Balancing Orthogonal Forces on 2D plane with arbitrary placement

Question

I have a rectangular block in the xy plane with the center of mass that acts in the z direction at an arbitrary place in the plane. I also have 4 legs that support this weight underneath the block. The system is at equilibrium and not moving. These 4 legs can also be arbitrarily placed. The forces on each leg might obviously not be equal based on placement. How do I solve for the force on each leg? I would like a general formula based off the x and y locations of the legs and the center of mass. The Weight of the block will be given.

Answer 1

Put a coordinate system on the center of mass and place each leg i at $$\vec{r}_i = \pmatrix{x_i, & y_i, & z_i}$$

where $z_i = z_{c}+\theta_x y_i - \theta_y x_i$ describes the vertical deflection of the point, given the center of mass vertical position $z_c$ and the two tilt angles $\theta_x$ and $\theta_y$.

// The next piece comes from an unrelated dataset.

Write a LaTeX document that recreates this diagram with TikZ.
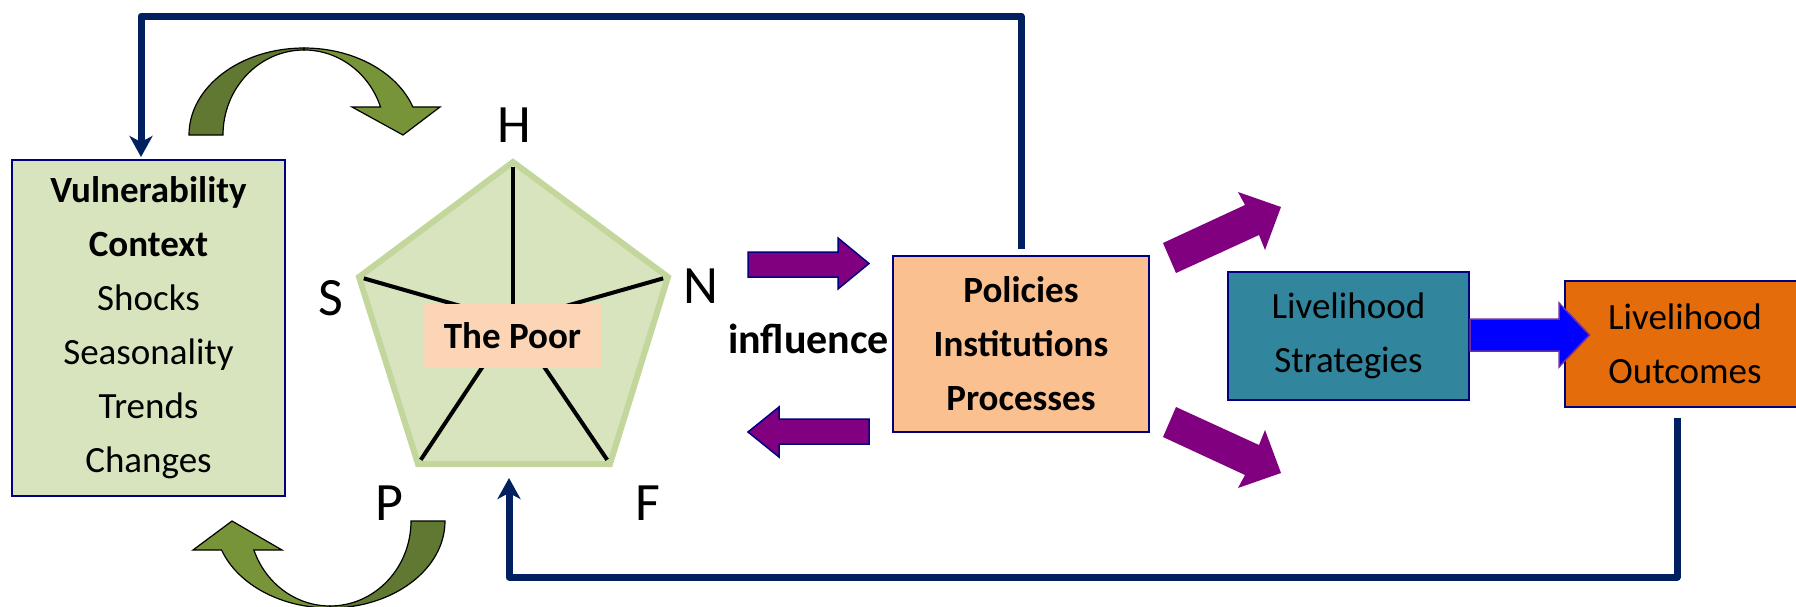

Add vertical loads the each point proportional to the vertical deflection (like linear springs)

$$ \vec{F}_i = \pmatrix{0,&0,& -k z_i} $$

Then sum up the forces and equal them to the weight

$$ k \sum \limits_i z_i = k z_c + k \sum \limits_i (\theta_x y_i - \theta_y x_i) = W $$

$$ z_c = \frac{W - k \sum \limits_i (\theta_x y_i - \theta_y x_i) }{4 k} = \frac{W}{4 k} + x_{ave} \theta_y - y_{ave} \theta_x $$

where $x_{ave} = \frac{1}{4}(x_1+x_2+x_3+x_4)$ and $y_{ave} = \frac{1}{4}(y_1+y_2+y_3+y_4)$

Each load has a net moment at the center of mass

$$ \vec{M}_i = \pmatrix{ y_i (-k z_i), & -x_i (-k z_i) & 0 } $$

With the sum of the moments equals zero used to solve for the tilt angles

$$ \sum \vec{M}_i = \pmatrix{ -k \sum \limits_i y_i (z_c + \theta_x y_i - \theta_y x_i), & k \sum \limits_i x_i (z_c + \theta_x y_i - \theta_y x_i), & 0 } = \pmatrix{0,&0,&0} $$

This creates a 2×2 system of equations in terms of $\theta_x$ and $\theta_y$

$$ \begin{vmatrix} 4 y_{ave}^2 - \sum_i y_i^2 & -4 x_{ave} y_{ave} + \sum_i x_i y_i \\ -4 x_{ave} y_{ave} + \sum_i x_i y_i & 4 x_{ave}^2 - \sum_i x_i^2 \end{vmatrix} \pmatrix{ \theta_x \\ \theta_y } = \frac{W}{k} \pmatrix{ y_{ave} \\ x_{ave} } $$

Once the title angles are known they are back substituted into $z_c$ first, then into $z_i$ and finally into $F_i = -k z_i$ to estimate the forces.

In the end, I got this nice expression

$$ \frac{F_i}{W} = \frac{ x_i \left( S_{x} S_{y^2} - S_{xy} S_{y} \right) y_i \left( S_{x^2} S_y - S_x S_{xy} \right) - S_{x^2} S_{y^2}+(S_{xy})^2 } { (S_{x})^2 S_{y^2} - 2 S_{x} S_{xy} S_{y} + S_{x^2} (S_y)^2 - 4 S_{x^2} S_{y^2} + 4 (S_{xy})^2} $$

with

$$\begin{aligned} S_x & = \sum_{i=1}^4 x_i & S_{x^2} & = \sum_{i=1}^4 x_i^2 \\ S_y & = \sum_{i=1}^4 y_i & S_{y^2} & = \sum_{i=1}^4 y_i^2 \\ S_{xy} & = \sum_{i=1}^4 x_i y_i \\ \end{aligned}$$

Answer 2

The vector sum of the forces will be zero: $$\Sigma \vec{F} = 0$$ If you can assume that the bottom of the block is planer and the weight acts perpendicular to that plane, (i.e., the lengths of the legs are identical) things are much simpler. The weight acts downward and the forces from the legs act upward.

The sum of the torques (moments) about any point will also be zero: $$\Sigma \vec{\Gamma} = 0$$ If you choose one of the legs as your origin, the equations will be simpler.

From the vector form of the torque equation you can write two equations.